NBP vs TTF hub dynamics

The biggest practical impact of Brexit on the UK gas market may be its impact on relative pricing and liquidity of the UK NBP and Dutch TTF hubs.

The key differences between these two hubs are:

  1. NBP is sterling denominated; served by (declining) UK production, Norwegian imports and some 48 bcma of LNG import capacity.
  2. TTF is Euro denominated; served by (declining) Dutch production, Norwegian imports, Russian imports and 12 bcma of LNG capacity in the Netherlands (plus 9 bcma in Belgium).

In recent years TTF has been in the ascendancy, overtaking NBP in terms of total trading volumes.

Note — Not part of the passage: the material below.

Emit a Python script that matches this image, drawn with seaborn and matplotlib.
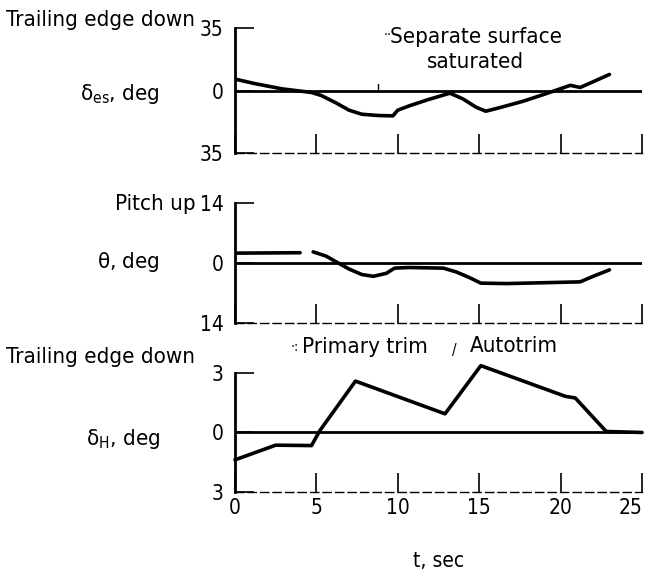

TTF also now has a futures curve at least as liquid, and therefore useful for risk management, as the NBP. Brexit will likely support a continuation of that trend, particularly given the additional risk associated with GBP exchange rate volatility post Brexit.

But this does not mean that UK gas market liquidity is going to disappear. The recent move to merge the TTF hub and BBL pipeline to cut the cost of the Dutch-UK gas flow illustrates that both hub areas are deemed to be important. It also demonstrates that the view that the UK will be ‘cut off’ from the Continent post Brexit does not seem to be shared by key players. This is reinforced by the UK’s role as a desirable destination for LNG cargoes given substantial regas capacity and liquid market access.

Instead of disappearing, the UK NBP is evolving into a ‘satellite’ hub to TTF. European gas prices are anchored by the TTF hub in EUR terms. NBP prices then reflect any EUR-GBP exchange rate movements (which create additional NBP volatility) as well as the variable transport cost differential to TTF. Major NBP and TTF divergence typically only takes place during periods of interconnection constraints. It is market forces that will dominate the evolution of NBP and TTF, not Brexit related regulatory intervention.